Doctored paper scandal spells more trouble for rattled Abe
A cronyism scandal is damaging the credibility of Japanese Prime Minister Shinzo Abe and his Cabinet members. The Japanese finance ministry has admitted that its documents related to the sale of a plot of state-owned land in Osaka prefecture to private school operator Moritomo Gakuen, which the ministry's officials called a "special deal" in the original files, were altered. The edited parts include the names of several politicians and Abe's wife Akie Abe who had visited Moritomo Gakuen several times.
The doctored documents, which were submitted to the country's parliament, have raised Japanese opposition parties' suspicion that Abe or his wife or some government officials had helped Moritomo Gakuen acquire the heavily discounted plot of land.
The revelation of falsified documents is more damaging to the Abe administration than the deal itself which, along with other scandals, caused the public support for Abe to plummet last summer.
Japanese Finance Minister Taro Aso has blamed a small circle of bureaucrats in his ministry for extensively changing the documents. But opposition parties and many ordinary people are demanding that the Abe Cabinet resign owning responsibility for the scandal.
Abe said at a budget committee meeting in the lower house of parliament on Feb 17 last year that if he or his wife was involved in the deal, he would resign both as the prime minister and a lawmaker.
Abe and Aso are yet to clear their names.

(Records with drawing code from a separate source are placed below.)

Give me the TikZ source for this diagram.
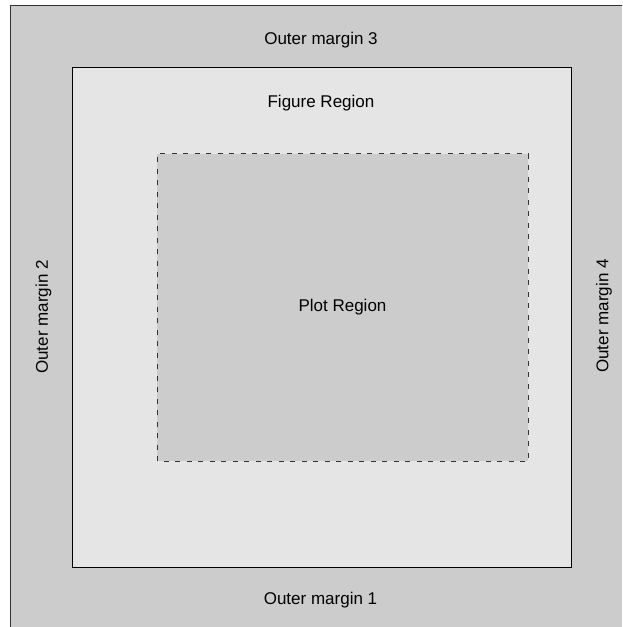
\documentclass[tikz,border=0pt]{standalone}
\usepackage{fontspec}
\setmainfont{Liberation Sans}
\definecolor{outergray}{HTML}{CCCCCC}
\definecolor{figgray}{HTML}{E5E5E5}
\definecolor{plotgray}{HTML}{CCCCCC}
\definecolor{edgegray}{HTML}{333333}
\tikzset{
  lbl/.style={inner sep=0pt, font=\fontsize{17}{20}\selectfont, text=black},
  outerbox/.style={fill=outergray, draw=none},
  figbox/.style={fill=figgray, draw=black, line width=1pt},
  plotbox/.style={fill=plotgray, draw=edgegray, line width=1pt, dash pattern=on 5pt off 6.5pt},
}
\begin{document}
\begin{tikzpicture}[x=1pt,y=1pt]
\useasboundingbox (0,0) rectangle (622,627);
\fill[white] (0,0) rectangle (622,627);
% outer region
\fill[outergray] (10,0) rectangle (622,621);
\draw[edgegray, line width=1pt] (10,0) -- (10,621) -- (622,621);
% figure region
\draw[figbox] (72,59) rectangle (571,559);
% plot region
\draw[plotbox] (157,165.5) rectangle (528,473);
% labels
\node[lbl] (om3) at (321,586.5) {Outer margin 3};
\node[lbl] (om1) at (320.5,26.5) {Outer margin 1};
\node[lbl, rotate=90] (om2) at (43.5,310) {Outer margin 2};
\node[lbl, rotate=90] (om4) at (604,311) {Outer margin 4};
\node[lbl] (fr) at (321,523.5) {Figure Region};
\node[lbl] (pr) at (342.5,320) {Plot Region};
\end{tikzpicture}
\end{document}
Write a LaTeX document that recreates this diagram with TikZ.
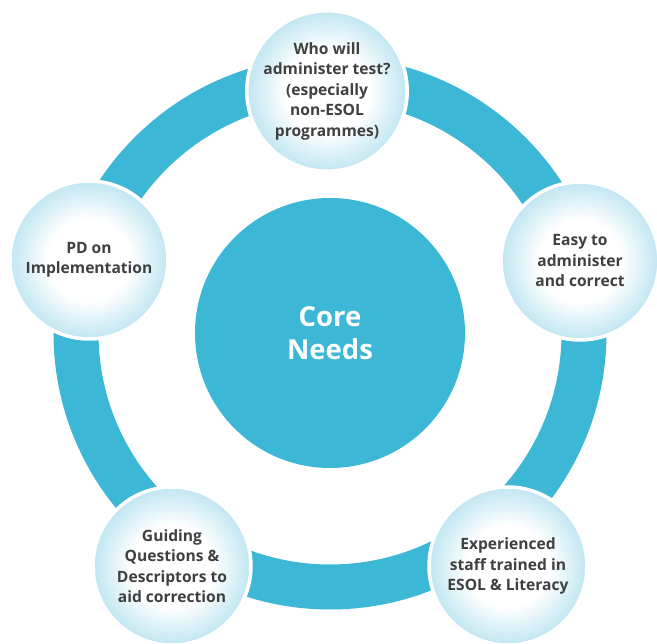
\documentclass[tikz,border=0pt]{standalone}
\usepackage{fontspec}
\setmainfont{Open Sans}
\definecolor{ringblue}{RGB}{60,183,214}
\definecolor{bubblemid}{RGB}{192,230,242}
\definecolor{bubbleedge}{RGB}{98,189,218}
\definecolor{labelgray}{RGB}{64,64,64}
\pgfdeclareradialshading{bubbleshade}{\pgfpoint{0bp}{0bp}}{%
  color(0bp)=(white); color(13bp)=(white); color(25bp)=(bubblemid);
  color(34bp)=(bubbleedge); color(50bp)=(bubbleedge)}
\tikzset{
  bubble/.style={circle, minimum size=158pt, inner sep=0pt,
    shading=bubbleshade, draw=white, line width=3.5pt,
    text=labelgray, align=center,
    font=\fontsize{15.6pt}{20.5pt}\selectfont\bfseries},
  corenode/.style={circle, fill=ringblue, minimum size=270pt, inner sep=0pt,
    text=white, align=center,
    font=\fontsize{27.5pt}{33pt}\selectfont\bfseries},
}
\begin{document}
\begin{tikzpicture}[x=1pt,y=-1pt]
\useasboundingbox (0,0) rectangle (657,644);
\clip (0,0) rectangle (657,644);
\fill[white] (0,0) rectangle (657,644);
% central hub
\node[corenode] (core) at (330,333) {Core\\Needs};
% outer ring joining the five topics
\draw[ringblue, line width=45pt] (core.center) circle (254);
% topic bubbles
\node[bubble] (who)  at (327,91)  {Who will\\administer test?\\(especially\\non-ESOL\\programmes)};
\node[bubble] (easy) at (580,261) {Easy to\\administer\\and correct};
\node[bubble] (staff) at (508,566) {Experienced\\staff trained in\\ESOL \& Literacy};
\node[bubble] (guide) at (172,566) {Guiding\\Questions \&\\Descriptors to\\aid correction};
\node[bubble] (pd)   at (89,260)  {PD on\\Implementation};
\end{tikzpicture}
\end{document}
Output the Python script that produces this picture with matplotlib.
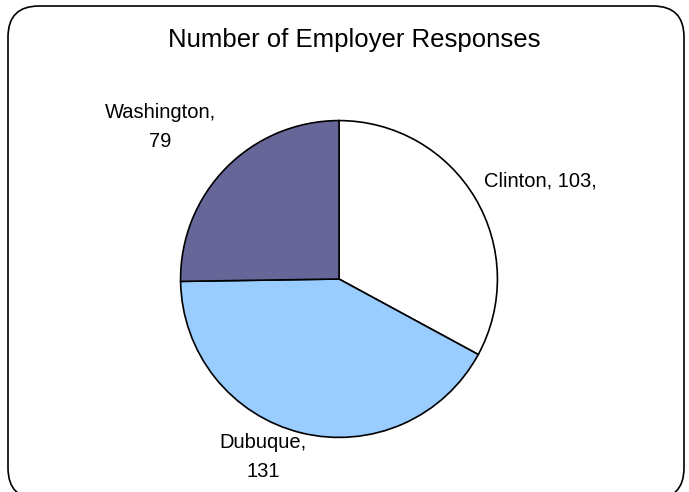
import matplotlib
matplotlib.use("Agg")
import matplotlib.pyplot as plt
from matplotlib.patches import FancyBboxPatch

# data
names = ["Clinton", "Dubuque", "Washington"]
counts = [103, 131, 79]
colors = ["#FFFFFF", "#99CCFF", "#666699"]

W, H = 689, 492
plt.rcParams['font.family'] = ['Liberation Sans', 'DejaVu Sans']

fig = plt.figure(figsize=(W / 100, H / 100), dpi=100)

# rounded frame around the chart area
frame = FancyBboxPatch((8 / W, 1 - 499 / H), 676 / W, 493 / H,
                       boxstyle="round,pad=0,rounding_size=0.045",
                       transform=fig.transFigure, facecolor="white",
                       edgecolor="black", linewidth=1.2, mutation_aspect=W / H,
                       zorder=-5)
fig.patches.append(frame)

# pie axes, centre (339, 279) px, radius 160 px
cx, cy, r = 339, 279, 160
ax = fig.add_axes([(cx - r) / W, 1 - (cy + r) / H, 2 * r / W, 2 * r / H])
ax.patch.set_visible(False)
ax.pie(counts, colors=colors, startangle=90, counterclock=False,
       wedgeprops=dict(edgecolor="black", linewidth=1.2), radius=1)
ax.set_xlim(-1.01, 1.01)
ax.set_ylim(-1.01, 1.01)
ax.set_aspect("equal")
ax.axis("off")

fig.text(354 / W, 1 - 40 / H, "Number of Employer Responses",
         ha="center", va="center", fontsize=18.5)

label_pos = {"Clinton": (540, 181), "Dubuque": (263, 457), "Washington": (160, 127)}
for n, c in zip(names, counts):
    x, y = label_pos[n]
    if n == "Clinton":
        s = f"{n}, {c},"
    else:
        s = f"{n},\n{c}"
    fig.text(x / W, 1 - y / H, s, ha="center", va="center", fontsize=14.5,
             linespacing=1.65)

fig.savefig("out.png", dpi=100)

According to an opinion poll conducted by Yomiuri Shimbun on March 9-11, about 80 percent of the respondents termed the government's handling of the issue as inappropriate.
Abe is trying to keep Aso in the Cabinet because of the power struggles within the ruling Liberal Democratic Party. Abe leads the LDP's largest faction that has 96 members while Aso, who is also the deputy prime minister and a long-time ally of Abe, controls the second-largest group. Abe needs the support of the Aso-led faction to win a third term as LDP president this fall. He has no lack of rivals, though.

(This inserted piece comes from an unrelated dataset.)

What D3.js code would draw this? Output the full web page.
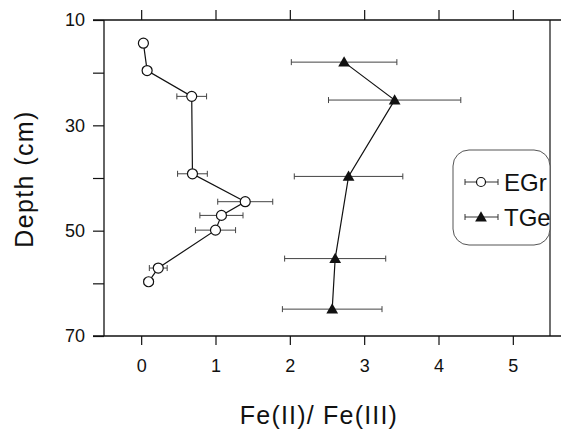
<!DOCTYPE html>
<html>
<head>
<meta charset="utf-8">
<script src="https://cdn.jsdelivr.net/npm/d3@7"></script>
<style>
  body { margin: 0; background: #fff; }
  svg { font-family: "Liberation Sans", Arial, sans-serif; }
</style>
</head>
<body>
<div id="chart"></div>
<script>
// EGr: open circles
const egrDepth = [14.4, 19.6, 24.5, 39.2, 44.5, 47.1, 49.9, 57.1, 59.7];
const egrRatio = [0.03, 0.08, 0.68, 0.69, 1.40, 1.08, 1.00, 0.23, 0.10];
const egrErr   = [0.05, 0.06, 0.20, 0.20, 0.37, 0.29, 0.27, 0.12, 0.06];

// TGe: filled triangles
const tgeDepth = [18.0, 25.2, 39.7, 55.3, 64.9];
const tgeRatio = [2.73, 3.41, 2.79, 2.61, 2.57];
const tgeErr   = [0.71, 0.89, 0.73, 0.68, 0.67];

const xTicks = [0, 1, 2, 3, 4, 5];
const yTicks = [10, 20, 30, 40, 50, 60, 70];
const yLabels = [10, 30, 50, 70];

const width = 568, height = 430;
const plotL = 104, plotR = 550, plotT = 20, plotB = 336;

const svg = d3.select('#chart').append('svg')
    .attr('width', width)
    .attr('height', height);

const x = d3.scaleLinear().domain([-0.5, 5.5]).range([plotL, plotR]);
const y = d3.scaleLinear().domain([10, 70]).range([plotT, plotB]);

const ink = '#111';

// frame lines (horizontal ones run a little past the box)
svg.append('line').attr('x1', 93).attr('x2', 561).attr('y1', plotT).attr('y2', plotT)
    .attr('stroke', ink).attr('stroke-width', 1.3);
svg.append('line').attr('x1', 93).attr('x2', 561).attr('y1', plotB).attr('y2', plotB)
    .attr('stroke', ink).attr('stroke-width', 1.5);
svg.append('line').attr('x1', plotL).attr('x2', plotL).attr('y1', plotT).attr('y2', plotB)
    .attr('stroke', ink).attr('stroke-width', 1.3);
svg.append('line').attr('x1', plotR).attr('x2', plotR).attr('y1', plotT).attr('y2', plotB)
    .attr('stroke', ink).attr('stroke-width', 1.2);

// axes
const styleAxis = g => {
    g.select('.domain').remove();
    g.selectAll('.tick line').attr('stroke', ink).attr('stroke-width', 1.2);
    g.selectAll('.tick text').attr('fill', ink).attr('font-size', 18)
        .attr('font-family', '"Liberation Sans", Arial, sans-serif');
};

svg.append('g')
    .attr('transform', `translate(0,${plotB})`)
    .call(d3.axisBottom(x).tickValues(xTicks).tickSize(9).tickPadding(14).tickFormat(d3.format('d')))
    .call(styleAxis);

svg.append('g')
    .attr('transform', `translate(0,${plotT})`)
    .call(d3.axisTop(x).tickValues(xTicks).tickSize(10).tickFormat(''))
    .call(styleAxis);

svg.append('g')
    .attr('transform', `translate(${plotL},0)`)
    .call(d3.axisLeft(y).tickValues(yTicks).tickSize(11).tickPadding(8)
        .tickFormat(d => yLabels.includes(d) ? d : ''))
    .call(styleAxis);

// axis titles
svg.append('text')
    .attr('x', 319).attr('y', 424)
    .attr('text-anchor', 'middle')
    .attr('font-size', 25).attr('letter-spacing', 1.2).attr('fill', ink)
    .text('Fe(II)/ Fe(III)');

svg.append('text')
    .attr('transform', `translate(33,${(plotT + plotB) / 2 + 1}) rotate(-90)`)
    .attr('text-anchor', 'middle')
    .attr('font-size', 25).attr('letter-spacing', 1.4).attr('fill', ink)
    .text('Depth (cm)');

// series
const egr = egrDepth.map((d, i) => ({ depth: d, v: egrRatio[i], e: egrErr[i] }));
const tge = tgeDepth.map((d, i) => ({ depth: d, v: tgeRatio[i], e: tgeErr[i] }));

const line = d3.line().x(d => x(d.v)).y(d => y(d.depth));

function drawErrors(data) {
    const g = svg.append('g').attr('stroke', '#444').attr('stroke-width', 1);
    g.selectAll('.eb').data(data).enter().append('line')
        .attr('x1', d => x(d.v - d.e)).attr('x2', d => x(d.v + d.e))
        .attr('y1', d => y(d.depth)).attr('y2', d => y(d.depth));
    g.selectAll('.capl').data(data).enter().append('line')
        .attr('x1', d => x(d.v - d.e)).attr('x2', d => x(d.v - d.e))
        .attr('y1', d => y(d.depth) - 3).attr('y2', d => y(d.depth) + 3);
    g.selectAll('.capr').data(data).enter().append('line')
        .attr('x1', d => x(d.v + d.e)).attr('x2', d => x(d.v + d.e))
        .attr('y1', d => y(d.depth) - 3).attr('y2', d => y(d.depth) + 3);
}

drawErrors(egr);
drawErrors(tge);

svg.append('path').datum(egr).attr('d', line)
    .attr('fill', 'none').attr('stroke', ink).attr('stroke-width', 1.2);
svg.append('path').datum(tge).attr('d', line)
    .attr('fill', 'none').attr('stroke', ink).attr('stroke-width', 1.2);

const tri = d3.symbol().type(d3.symbolTriangle).size(60);

svg.selectAll('.egr').data(egr).enter().append('circle')
    .attr('cx', d => x(d.v)).attr('cy', d => y(d.depth)).attr('r', 5)
    .attr('fill', '#fff').attr('stroke', ink).attr('stroke-width', 1.2);

svg.selectAll('.tge').data(tge).enter().append('path')
    .attr('d', tri)
    .attr('transform', d => `translate(${x(d.v)},${y(d.depth) + 1})`)
    .attr('fill', ink);

// legend
const lg = svg.append('g');
lg.append('rect')
    .attr('x', 453).attr('y', 150).attr('width', 97).attr('height', 95).attr('rx', 16)
    .attr('fill', '#fff').attr('stroke', '#555').attr('stroke-width', 1);

const legendItems = [
    { name: 'EGr', cy: 182, shape: 'circle' },
    { name: 'TGe', cy: 217, shape: 'tri' }
];
legendItems.forEach(it => {
    const g = lg.append('g').attr('stroke', '#333').attr('stroke-width', 1);
    g.append('line').attr('x1', 465).attr('x2', 498).attr('y1', it.cy).attr('y2', it.cy);
    g.append('line').attr('x1', 465).attr('x2', 465).attr('y1', it.cy - 3).attr('y2', it.cy + 3);
    g.append('line').attr('x1', 498).attr('x2', 498).attr('y1', it.cy - 3).attr('y2', it.cy + 3);
    if (it.shape === 'circle') {
        lg.append('circle').attr('cx', 481).attr('cy', it.cy).attr('r', 4.5)
            .attr('fill', '#fff').attr('stroke', ink).attr('stroke-width', 1.2);
    } else {
        lg.append('path').attr('d', tri).attr('transform', `translate(481,${it.cy + 1})`).attr('fill', ink);
    }
    lg.append('text').attr('x', 504).attr('y', it.cy + 8.5)
        .attr('font-size', 24).attr('fill', ink).text(it.name);
});
</script>
</body>
</html>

Shigeru Ishiba, who has held several LDP and Cabinet posts, is open about his intention to challenge Abe. Internal Affairs and Communications Minister Seiko Noda told a gathering in Tokyo in January that she wants to "stir up the LDP by running in the presidential election". And Foreign Minister Taro Kono and his predecessor Fumio Kishida, who is now LDP's "No 3 leader" and chairs its policy research council, might also enter the leadership fray.
Besides, Shinjiro Koizumi, the 36-year-old son of former Japanese prime minister Junichiro Koizumi, is gaining increasing popularity. Another Yomiuri Shimbun survey in February on "who should be the next LDP president" showed Koizumi Jr. getting the second-highest number of votes, after Abe. Koizumi Jr. does not have a good enough resume that could land him the prime minister's post. He has never held a Cabinet position or one of LDP's three key posts－secretary-general, general council chairperson or policy research council chairperson. But he has a role model in his father who became the prime minister in 2001 without having served in any of the three key posts.

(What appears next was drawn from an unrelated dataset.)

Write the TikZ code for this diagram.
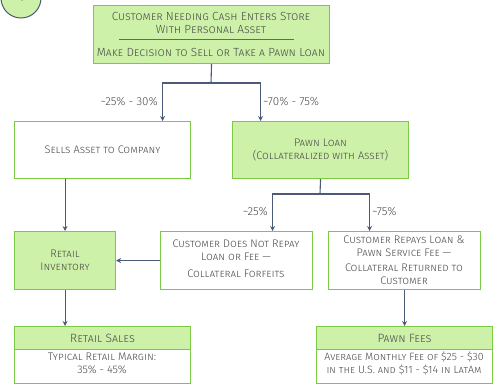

As such, the LDP presidential race may no longer be a one-man show for Abe.
The opposition parties have a lot of time to grill Abe, Aso and other financial ministry officials during the parliament's regular session, which is expected to end on June 20. They are also demanding that Akie Abe be summoned to the parliament for hearings.
Japanese finance ministry officials, according to reports, doctored the documents of the controversial land sale after the papers were officially finalized. And according to Japan's penal code, fabrication of public documents is prohibited.
If any administration official is arrested on charges of fabrication, it would deal a heavier blow to Abe's Cabinet.
The author is China Daily Tokyo bureau chief.